CRACKS OF HOPE (Fisuras de la Esperanza)
Tania Puente. Buenos Aires, 2016.
Thought is movement. While we wander, we think. We roam with an idea inside our minds, no matter how clear or vague it is. There’s a desire that becomes direction trough this act; the destination, however, is not known for sure. The movement changes and exerts agency over those who are moving: they change their habits and their affections; their memories are reconfigured, and they either reenforce their own identity or reconsider it.
The work of Fernanda Rege (Argentina, 1973) is set in this cartographic sway. As a display case for migration, her art pieces refer to rushed and precarious displacements, engraved in the pictorial plane vastness, of individuals and communities. Her visual narratives develop in different formats, from large size paintings to a series of works with the size of playing cards; from an absorbent wholeness to the implicit symbolism in the random message that entails a tarot reading.

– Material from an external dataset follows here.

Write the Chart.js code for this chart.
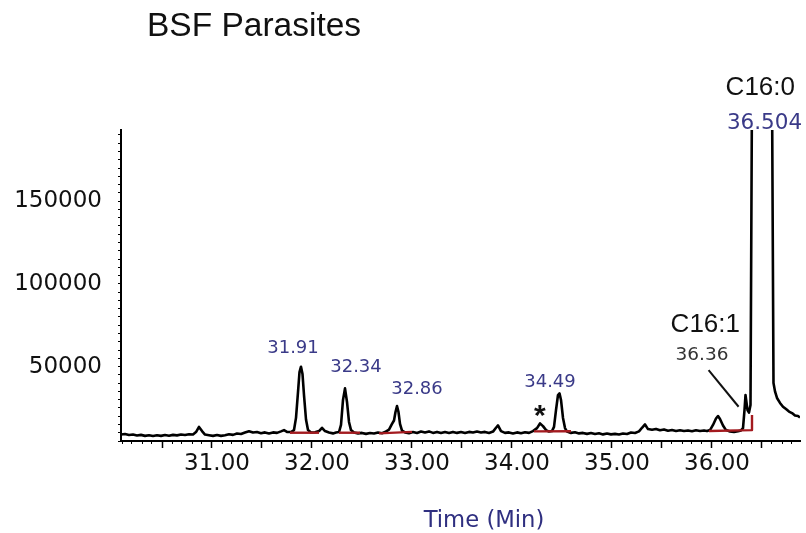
<!DOCTYPE html>
<html>
<head>
<meta charset="utf-8">
<title>BSF Parasites</title>
<script src="https://cdn.jsdelivr.net/npm/chart.js@4"></script>
<style>
  html, body { margin: 0; padding: 0; background: #fff; }
</style>
</head>
<body>
<canvas id="chromChart" width="806" height="533"></canvas>
<script>
// Chromatogram trace: retention time (min) and abundance
const chromTime = [
    30.09, 30.13, 30.17, 30.21, 30.25, 30.29, 30.33, 30.37, 30.41, 30.45,
    30.49, 30.53, 30.57, 30.61, 30.65, 30.69, 30.73, 30.77, 30.81, 30.84,
    30.87, 30.90, 30.93, 30.97, 31.01, 31.05, 31.09, 31.13, 31.17, 31.21,
    31.25, 31.29, 31.33, 31.37, 31.41, 31.45, 31.49, 31.53, 31.57, 31.61,
    31.65, 31.69, 31.72, 31.75, 31.79, 31.82, 31.84, 31.86, 31.875, 31.89,
    31.905, 31.92, 31.94, 31.96, 31.99, 32.03, 32.07, 32.10, 32.13, 32.17,
    32.21, 32.24, 32.27, 32.29, 32.31, 32.33, 32.35, 32.37, 32.39, 32.42,
    32.46, 32.50, 32.54, 32.58, 32.62, 32.66, 32.70, 32.73, 32.77, 32.80,
    32.82, 32.835, 32.85, 32.865, 32.88, 32.90, 32.93, 32.97, 33.01, 33.05,
    33.09, 33.13, 33.17, 33.21, 33.25, 33.29, 33.33, 33.37, 33.41, 33.45,
    33.49, 33.53, 33.57, 33.61, 33.65, 33.69, 33.73, 33.77, 33.81, 33.84,
    33.86, 33.89, 33.93, 33.97, 34.01, 34.05, 34.09, 34.13, 34.17, 34.21,
    34.25, 34.28, 34.31, 34.34, 34.37, 34.40, 34.42, 34.44, 34.46, 34.475,
    34.49, 34.51, 34.53, 34.55, 34.59, 34.63, 34.67, 34.71, 34.75, 34.79,
    34.83, 34.87, 34.91, 34.95, 34.99, 35.03, 35.07, 35.11, 35.15, 35.19,
    35.23, 35.27, 35.30, 35.33, 35.36, 35.40, 35.44, 35.48, 35.52, 35.56,
    35.60, 35.64, 35.68, 35.72, 35.76, 35.80, 35.84, 35.88, 35.92, 35.95,
    35.98, 36.01, 36.04, 36.06, 36.08, 36.11, 36.14, 36.18, 36.22, 36.26,
    36.29, 36.31, 36.325, 36.335, 36.355, 36.37, 36.385, 36.40, 36.45, 36.50,
    36.55, 36.60, 36.615, 36.63, 36.65, 36.68, 36.71, 36.74, 36.77, 36.80,
    36.83, 36.86, 36.88
];
const chromAbundance = [
    8900, 9200, 8600, 8900, 8300, 8700, 8100, 8500, 8000, 8500,
    8100, 8600, 8200, 8700, 8400, 8900, 8600, 9100, 8900, 10400,
    13500, 11000, 8900, 8500, 8100, 8600, 8100, 8500, 9100, 8700,
    9500, 9200, 10100, 10900, 10100, 10400, 9700, 10200, 9600, 10200,
    9900, 10800, 11600, 10500, 10400, 11600, 19000, 34600, 46700, 49900,
    45500, 32700, 18000, 11600, 10100, 10300, 11000, 13000, 11000, 10100,
    9600, 10100, 10400, 14700, 29800, 36800, 28600, 16500, 11600, 10100,
    9600, 9900, 9300, 9800, 9500, 10100, 9700, 10400, 11900, 15300,
    17400, 22500, 26100, 22500, 15300, 11300, 10200, 9700, 10400, 9800,
    10700, 10100, 10800, 9900, 10500, 9800, 10400, 9800, 10500, 9900,
    10400, 9800, 10500, 10100, 10700, 10100, 10500, 9900, 10700, 13000,
    14400, 11000, 9900, 10200, 9600, 10200, 9700, 10300, 9900, 11000,
    12800, 15600, 14000, 11600, 10700, 11000, 13500, 23700, 32800, 33800,
    29800, 18900, 12800, 10700, 9900, 10300, 9600, 9900, 9300, 9800,
    9200, 9700, 9000, 9500, 9000, 9300, 8900, 9500, 9200, 10100,
    9800, 10800, 13000, 15000, 12200, 11800, 12300, 11500, 12000, 11200,
    11600, 11000, 11500, 11000, 11400, 10900, 11500, 11000, 11400, 11000,
    11600, 14700, 18600, 20100, 18300, 14400, 11600, 10800, 10400, 10900,
    11400, 12800, 23700, 32800, 23700, 22200, 26700, 220000, 900000, 1250000,
    900000, 220000, 40000, 35000, 31000, 28000, 25700, 24300, 22800, 21900,
    20400, 20100, 19200
];

// Integration baselines (red), one [times, abundances] pair per peak group
const baselineTimes = [
    [31.78, 32.07],
    [32.27, 32.48],
    [32.67, 33.00],
    [34.22, 34.59],
    [35.97, 36.40, 36.40]
];
const baselineValues = [
    [10000, 10000],
    [10000, 10000],
    [9600, 10500],
    [10800, 10900],
    [11000, 11600, 20700]
];

// Axis ranges and ticks
const timeMin = 30.09, timeMax = 36.88;
const abundanceMin = 5000, abundanceMax = 193000;
const yTickValues = [
    5000, 10000, 15000, 20000, 25000, 30000, 35000, 40000, 45000, 50000,
    55000, 60000, 65000, 70000, 75000, 80000, 85000, 90000, 95000, 100000,
    105000, 110000, 115000, 120000, 125000, 130000, 135000, 140000, 145000, 150000,
    155000, 160000, 165000, 170000, 175000, 180000, 185000, 190000
];
const yLabelValues = [50000, 100000, 150000];

// Peak annotations: [text, time, abundance] at the centre of the text
const peakLabels = [
    ['31.91', 31.81, 62000],
    ['32.34', 32.44, 50600],
    ['32.86', 33.05, 37600],
    ['34.49', 34.38, 41400]
];
const mainPeakLabel = ['36.504', 36.525, 198200];
const compoundLabels = [
    ['C16:0', 36.483, 219600],
    ['C16:1', 35.933, 76600]
];
const minorPeakLabel = ['36.36', 35.90, 58200];
const markerLabel = ['*', 34.278, 21900];
const leaderLine = [[35.966, 47900], [36.266, 25700]];

function toPoints(times, values) {
    return times.map((t, i) => ({ x: t, y: values[i] }));
}

// Draws the hand-placed labels of the original figure
const notesPlugin = {
    id: 'chromNotes',
    afterDatasetsDraw(chart) {
        const ctx = chart.ctx;
        const xs = chart.scales.x;
        const ys = chart.scales.y;

        function text(str, t, v, family, size, color, weight, capRatio) {
            ctx.font = (weight || 'normal') + ' ' + size + 'px "' + family + '"';
            ctx.fillStyle = color;
            ctx.textAlign = 'center';
            ctx.textBaseline = 'alphabetic';
            ctx.fillText(str, xs.getPixelForValue(t), ys.getPixelForValue(v) + size * capRatio / 2);
        }

        ctx.save();
        peakLabels.forEach(p => text(p[0], p[1], p[2], 'DejaVu Sans', 18, '#3a3a88', 'normal', 0.73));
        text(mainPeakLabel[0], mainPeakLabel[1], mainPeakLabel[2], 'DejaVu Sans', 21.5, '#3a3a88', 'normal', 0.73);
        compoundLabels.forEach(p => text(p[0], p[1], p[2], 'Liberation Sans', 26, '#111', 'normal', 0.716));
        text(minorPeakLabel[0], minorPeakLabel[1], minorPeakLabel[2], 'DejaVu Sans', 18.5, '#333', 'normal', 0.73);
        text(markerLabel[0], markerLabel[1], markerLabel[2], 'Liberation Sans', 30, '#111', 'bold', 0.8);

        ctx.strokeStyle = '#111';
        ctx.lineWidth = 2;
        ctx.beginPath();
        ctx.moveTo(xs.getPixelForValue(leaderLine[0][0]), ys.getPixelForValue(leaderLine[0][1]));
        ctx.lineTo(xs.getPixelForValue(leaderLine[1][0]), ys.getPixelForValue(leaderLine[1][1]));
        ctx.stroke();

        // chart title and axis title
        ctx.fillStyle = '#111';
        ctx.font = '33.5px "Liberation Sans"';
        ctx.textAlign = 'left';
        ctx.textBaseline = 'alphabetic';
        ctx.fillText('BSF Parasites', 147, 36);

        ctx.fillStyle = '#2f2f80';
        ctx.font = '22.7px "DejaVu Sans"';
        ctx.textAlign = 'center';
        ctx.fillText('Time (Min)', 484, 527);
        ctx.restore();
    }
};

const datasets = [{
    label: 'TIC',
    data: toPoints(chromTime, chromAbundance),
    borderColor: '#000',
    borderWidth: 2.6,
    order: 2
}];
baselineTimes.forEach((times, i) => {
    datasets.push({
        label: 'baseline ' + (i + 1),
        data: toPoints(times, baselineValues[i]),
        borderColor: '#a31a1f',
        borderWidth: 2.4,
        order: 1
    });
});

const tickFont = { family: 'DejaVu Sans', size: 23 };

new Chart(document.getElementById('chromChart').getContext('2d'), {
    type: 'line',
    data: { datasets: datasets },
    options: {
        responsive: false,
        animation: false,
        layout: { padding: { top: 130, right: 6, left: 0, bottom: 0 } },
        elements: {
            point: { radius: 0 },
            line: { tension: 0, borderJoinStyle: 'round' }
        },
        plugins: {
            legend: { display: false },
            tooltip: { enabled: false },
            title: { display: false }
        },
        scales: {
            x: {
                type: 'linear',
                position: 'bottom',
                min: timeMin,
                max: timeMax,
                afterFit: scale => { scale.height = 92; },
                border: { color: '#000', width: 2 },
                grid: { drawOnChartArea: false, tickLength: 7, tickColor: '#000', tickWidth: 1.5 },
                ticks: {
                    stepSize: 0.5,
                    includeBounds: false,
                    autoSkip: false,
                    maxRotation: 0,
                    minRotation: 0,
                    padding: 2,
                    labelOffset: 5,
                    color: '#111',
                    font: tickFont,
                    callback: v => Math.abs(v - Math.round(v)) < 1e-6 ? v.toFixed(2) : ''
                }
            },
            xMinor: {
                type: 'linear',
                axis: 'x',
                position: { y: abundanceMin },
                min: timeMin,
                max: timeMax,
                border: { display: false },
                grid: { drawOnChartArea: false, tickLength: 3, tickColor: '#000', tickWidth: 1 },
                ticks: { display: false, stepSize: 0.1, includeBounds: false, autoSkip: false }
            },
            y: {
                type: 'linear',
                min: abundanceMin,
                max: abundanceMax,
                afterFit: scale => { scale.width = 121; },
                afterBuildTicks: scale => { scale.ticks = yTickValues.map(v => ({ value: v })); },
                border: { color: '#000', width: 2 },
                grid: { drawOnChartArea: false, tickLength: 3, tickColor: '#000', tickWidth: 1.2 },
                ticks: {
                    autoSkip: false,
                    padding: 16,
                    color: '#111',
                    font: tickFont,
                    callback: v => yLabelValues.includes(v) ? String(v) : ''
                }
            }
        }
    },
    plugins: [notesPlugin]
});
</script>
</body>
</html>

As signals and countersignals, some elements appear sporadically: the safety pins refer to the provisional nature of steps and linkages, to a prompt and agile solution, but a fragile and unstable one. The dice, on the other hand, evoke an uncertainty that may lead to prosperity or misfortune, the only way to know the outcome is to “roll the dice”. The dialogues and quotations to other texts meander across the space, they resound and occupy its limits, they are whispers and clues, but because of their tiny scale, they scape to the eye’s scrutiny. At the same time, like a star or a compass, a spiral pulsates within each image. We are likely to walk along the same places, but we won’t be the same anymore. A crack of hope in pursuit of the pathway.
The human figures in the work of Rege are matter, absence, and presence. The shapes are merely a suggestion, they appear as vulnerable and shifting, but they are always on their feet. Each one of them possess particular features, their individualities are distinguishable within the crowd. Their materiality is not only constituted as a way to do, but as a totality of meaning. The artist applies turpentine, water, and bitumen of Judea over the wire figures, a chemically repellent combination. She retires them after that, and they leave an imprint over the support. The bitumen of Judea comes from the Dead Sea —geography from which the name is derived—, where large deposits of asphalt lie. It is this material, the asphalt or bitumen, the same one used to build countless roads. The silhouette that remains in the work is, therefore, a signal constituted by itineraries, the imprint of displacement in a material omnipresence. In Cracks of Hope, the itinerary is given from and in the painting. The pictorial gesture unveils itself as movement and thought, an unstoppable momentum that points us all in this cartographic narrative of walking.
Curatorial text of Tania Puente. Buenos Aires, October 2016.